Matter of Kofman, Judge Law, April 20, 2023; Div’s Rep. Peter Ostwald, Esq.; Pet’s Rep. pro se; Article 22. Petitioners sold New York Real property for $6,750,000 in 2013. The Division sent Petitioners correspondence on January 31, 2015, notifying Petitioners that they were under audit and indicating the Division never received a 2013 income tax return from Petitioners. On March 15, 2015, Petitioners filed their 2013 income tax return reporting a capital gain of $195,776 on the sale of the real property, and claiming $637,560 of home mortgage interest as an itemized deduction. The return listed Petitioners home as being located in New York City. On April 15, 2015, the Division’s auditor issued an information and document request (“IDR”) requesting a bunch of information, most of which seemed to be relevant to the issue of whether Petitioners were New York City residents in 2013.
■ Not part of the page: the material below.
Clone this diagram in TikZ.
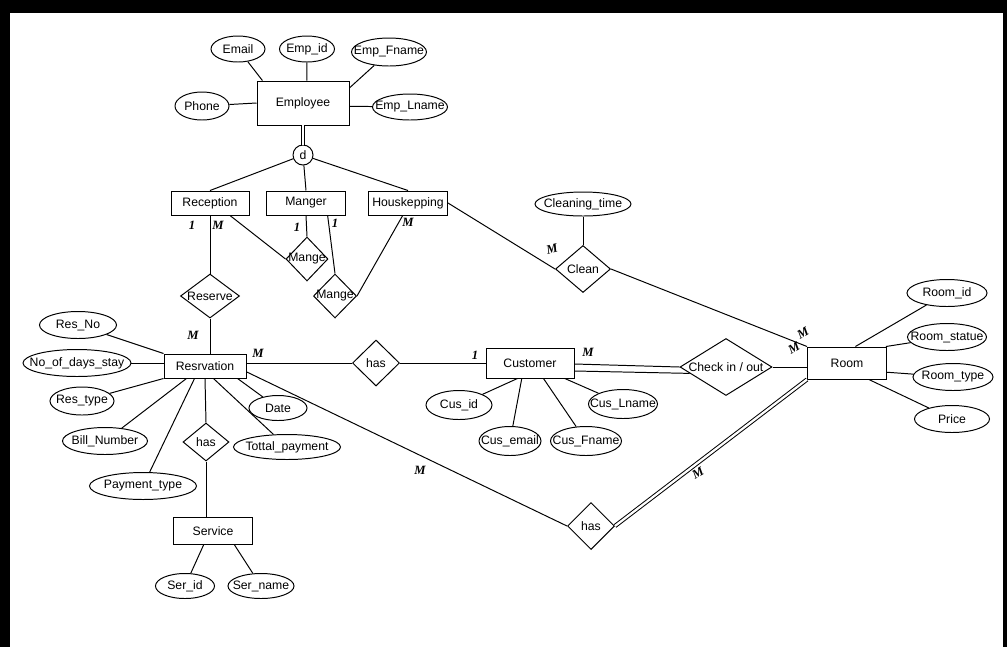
\documentclass[tikz,border=0pt]{standalone}
\usepackage{fontspec}
\setmainfont{Liberation Sans}
\newfontfamily\handfont{Liberation Serif}
\usetikzlibrary{shapes,positioning,calc}
\newlength\px
\setlength\px{0.025cm}

\tikzset{
  entity/.style={draw,rectangle,inner sep=0pt,align=center},
  attr/.style={draw,ellipse,inner sep=0pt},
  rel/.style={draw,diamond,inner sep=0pt},
  card/.style={font=\handfont\bfseries\itshape\fontsize{9}{10}\selectfont,inner sep=0pt},
  dbl/.style={double,double distance=1.6pt},
}

\begin{document}
\begin{tikzpicture}[x=0.025cm,y=-0.025cm,line width=0.7pt,font=\fontsize{8.7}{10}\selectfont]
  \fill[black] (0,0) rectangle (1007,647);
  \fill[white] (10,13) rectangle (1003,647);

  % entities
  \foreach \n/\x/\y/\w/\h/\t in {emp/303/103/92/44/Employee,rec/210/203/78/24/Reception,
      man/306/203/79/24/Manger,hk/408/203/79/24/Houskepping,resv/205/366/82/24/Resrvation,
      cust/530/363/88/30/Customer,room/847/363/79/32/Room,serv/213/531/79/27/Service}{
    \node[entity,minimum width=\w\px,minimum height=\h\px] (\n) at (\x,\y) {\t};
  }
  \node[draw,circle,inner sep=0pt,minimum size=20\px] (d) at (303,155) {d};

  % attributes
  \foreach \n/\x/\y/\w/\h/\t in {email/238/49/54/26/Email,empid/307/49/55/26/Emp\_id,
      efname/389/52/75/28/Emp\_Fname,phone/202/106/54/28/Phone,elname/410/107/75/26/Emp\_Lname,
      ctime/583/204/96/24/Cleaning\_time,resno/78/325/77/27/Res\_No,
      nodays/77/363/108/27/No\_of\_days\_stay,restype/82/401/64/28/Res\_type,
      billno/105/441/85/27/Bill\_Number,paytype/143/486/107/27/Payment\_type,
      date/278/408/58/25/Date,totpay/287/447/107/25/Tottal\_payment,
      cusid/459/405/66/29/Cus\_id,cusmail/510/441/62/29/Cus\_email,
      cusfn/586/441/71/29/Cus\_Fname,cusln/623/404/69/29/Cus\_Lname,
      roomid/947/293/80/27/Room\_id,roomst/947/337/79/27/Room\_statue,
      roomty/953/377/80/27/Room\_type,price/952/419/75/27/Price,
      serid/185/586/59/25/Ser\_id,sername/261/586/66/25/Ser\_name}{
    \node[attr,minimum width=\w\px,minimum height=\h\px] (\n) at (\x,\y) {\makebox[0pt]{\t}};
  }

  % relationships
  \foreach \n/\x/\y/\w/\h/\t in {rsv/210/296/59/44/Reserve,mg1/307/259/42/44/Mange,
      mg2/335/296/43/44/Mange,clean/583/269/55/47/Clean,has1/376/363/47/46/has,
      chk/726/367/92/57/{Check in / out},has2/591/526/47/47/has,has3/206/442/46/38/has}{
    \node[rel,minimum width=\w\px,minimum height=\h\px] (\n) at (\x,\y) {\makebox[0pt]{\t}};
  }

  % attribute lines
  \foreach \a/\b in {email/emp.151,empid/emp.80,efname/emp.18,phone/emp.west,elname/emp.-4,
      resno/resv.north west,restype/resv.south west,billno/resv.214,paytype/resv.230,
      totpay/resv.-56,date/resv.-21,cusid/cust.231,cusmail/cust.242,cusfn/cust.311,
      cusln/cust.-24,roomid/room.63,roomst/room.23,roomty/room.-13,price/room.-37,
      serid/serv.236,sername/serv.-33,ctime/clean}{
    \draw (\a) -- (\b);
  }
  \draw (nodays.east) -- (nodays.east -| resv.west);

  % specialisation
  \draw[dbl] (emp.south) -- (d.north);
  \draw (d) -- (rec.north);
  \draw (d) -- (man.north);
  \draw (d) -- (hk.north);

  % relationship lines
  \draw (rec.south) -- (rsv.north);
  \draw (rsv.south) -- (rsv.south |- resv.north);
  \draw (rec.-32) -- (mg1.west);
  \draw (man.south) -- (mg1.north);
  \draw (man.-30) -- (mg2.north);
  \draw (mg2.east) -- (hk.-113);
  \draw (hk.east) -- (clean.west);
  \draw (clean.east) -- (room.north west);
  \draw (has1.west -| resv.east) -- (has1.west);
  \draw (has1.east) -- (cust.west);
  \draw ($(cust.east)+(0,1)$) -- (chk.west);
  \draw ($(cust.east)+(0,8)$) -- ($(chk.west)!0.22!(chk.south)$);
  \draw (chk.east) -- (chk.east -| room.west);
  \draw (resv.-8) -- (has2.west);
  \draw[dbl] (has2.east) -- (room.south west);
  \draw (resv.south) -- (has3.north);
  \draw (has3.south) -- (has3.south |- serv.north);

  % cardinalities
  \foreach \n/\x/\y/\r/\t in {c1/192/225/0/1,c2/218/225/0/M,c3/297/227/0/1,c4/335/223/0/1,
      c5/408/222/0/M,c6/552/249/15/M,c7/193/335/0/M,c8/258/353/0/M,c9/475/355/0/1,
      c10/588/352/0/M,c11/803/333/30/M,c12/794/348/30/M,c13/420/470/0/M,c14/698/473/30/M}{
    \node[card,rotate=\r] (\n) at (\x,\y) {\t};
  }
\end{tikzpicture}
\end{document}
Following its audit, the Division issued a Notice of Deficiency to Petitioners asserting $613,071 in additional tax, plus penalties and interest. The additional tax liability asserted was a study in versatility premised on several issues: 1. a disallowance of the estimated costs of improvements to the house from the basis of the real property; 2. an inclusion in income of $65,739 for cancellation of indebtedness (based on a Form 1099-C issued to Petitioners by Chase Bank); and 3. the conclusion that Petitioners were New York City residents at the time of the sale of the real property. In addition, although an adjustment to itemized deductions was not listed as a basis for the asserted liability in the Findings of Fact, Judge Law ruled in his Conclusions of Law that it was appropriate to reduce Petitioners’ itemized deductions by 50% since the evidence suggests their income in 2013 exceeded $1 million.  

Regarding the cost of improvement issue, the Judge noted that evidence of the claimed costs was limited to the testimony of Petitioners and an unsworn letter from a contractor in which the contractor estimated that Petitioners spent between $6.5 million and $6.8 million on improvements to the property. In his determination sustaining the Notice, Judge Law found that Petitioners had the duty to prove the claimed costs for improvements to the property, and failed to do so. The unsworn contractor letter was “accorded no evidentiary value” because it “could have been written by anyone.” And even though Petitioners also testified during the hearing that they had made extensive renovations to the house and the Division likely did not have any contrary evidence (none was mentioned in the determination), the failure to have any documentation of the cost of the improvements resulted in Judge Law finding that those costs were not sufficiently substantiated.

Petitioners claimed that the cancellation of debt income was excludable because they were insolvent at the time of the debt cancellation. But, once again, other than Petitioners’ statements, there was no proof of insolvency.

Matter of Alkobary, Judge Behuniak, April 20, 2023; Div’s Rep. Brian Evans, Esq.; Pet’s Rep. Kenneth Frenkel, Esq.; Article 20. It’s a timy. And, if you’ve honed your awareness, you’ll recognize that this case is listed last coincident with my general view of timies.   

Judge Behuniak granted the Division’s motion to dismiss on timeliness grounds. The Division presented evidence sufficient to prove that it mailed the Notice to Petitioner’s last known address on March 11, 2021. The petition was mailed a year later, well beyond the 90-day time limit for filing a petition. Although Petitioner alleged the Notice was never received, that bare assertion was not enough to overcome the presumption of receipt that attaches once proof of proper mailing has been established.

DISCLAIMER: Because of the generality of this update, the information provided herein may not be applicable in all situations and should not be acted upon without specific legal advice based on particular situations.